The Internet has become over the past fifteen years the medium of choice for people to communicate with each other. As Boase & Wellman (2002) have predicted, we are now firmly in the era of networked individualism where each person creates his own personal social network and interacts with numerous circles of individuals who have very different backgrounds and live in different time zones.
This telecommunication revolution has forever changed how people communicate in both legitimate and illegitimate parts of society. Past research (Wall, 2007; Décary-Hétu, 2013) has shown that the balance of power between guardians, victims and criminals has shifted over the past few years in favour of the later. Indeed, it is now easier than ever for a criminal to find willing co-offenders and to offload stolen financial data on the black market (Holt & Lampke, 2010). To do so, criminals can use online forums and IRC chat rooms to post messages about what they need or have for sale. Possible business partners can then privately communicate in order to negotiate a satisfactory agreement.
While the Internet has solved many of the networking issues criminals were facing, it has also created new ones. As no one will share (or is able to prove) past criminal activities, criminals have had to rely on signs and signals that others send or display in order to decide whether or not to trust someone with a co-offending opportunity or with a business transaction. Signs and signals (Gambetta, 2009) such as clothing, tattoos and ethnicity that were commonly used to assess the trustworthiness of individuals are difficult to translate in the virtual world. In the context of the Internet, it is considerably easier to fake any of the aforementioned signs and signals and they therefore lose most of their significance.
To offset this problem, the administrators and moderators of online criminal forums and IRC chat rooms have adopted reputation scales that work just like the ones on popular merchant sites like eBay and Amazon (Motoyama et al., 2011). Users and administrators can then rate each other and provide a sense of the trustworthiness of others in the criminal community. Past research (Décary-Hétu, 2013) has shown that this reputation is not distributed randomly among the criminal population. To the contrary, many predictors of higher reputation can be identified and only a few individuals manage to outperform others in this regards. Those that accumulate the most reputation capital can then use it to increase their sales of illicit goods and services (Décary-Hétu, 2013).

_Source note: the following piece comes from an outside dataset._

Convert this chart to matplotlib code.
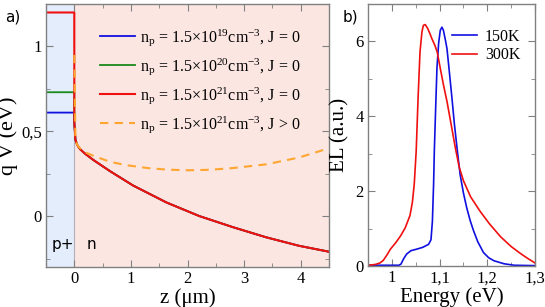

This presentation aims to build on this research and provide a new understanding of how individuals accumulate reputation by looking at an illicit forum where participants talk about botnets and buy/sell botnet-related services. To do so, we have collected data on all of the forum members as well as their reputation level over a period of several months. Using Nagin et al.’s (2006) life-course trajectories approach, we have developed a model that identifies the different paths that members follow when they accumulate reputation in this online forum. This approach takes into account multiple predictors to classify each individual into a single group of offenders based on how they accumulate reputation points. Our results confirms that reputation is not distributed randomly but extends past research by demonstrating that there are differences in how people accumulate reputation. This enables us to better understand the careers of these individuals and to create tools that would identify key players in the online criminal underground before they have reached their full potential.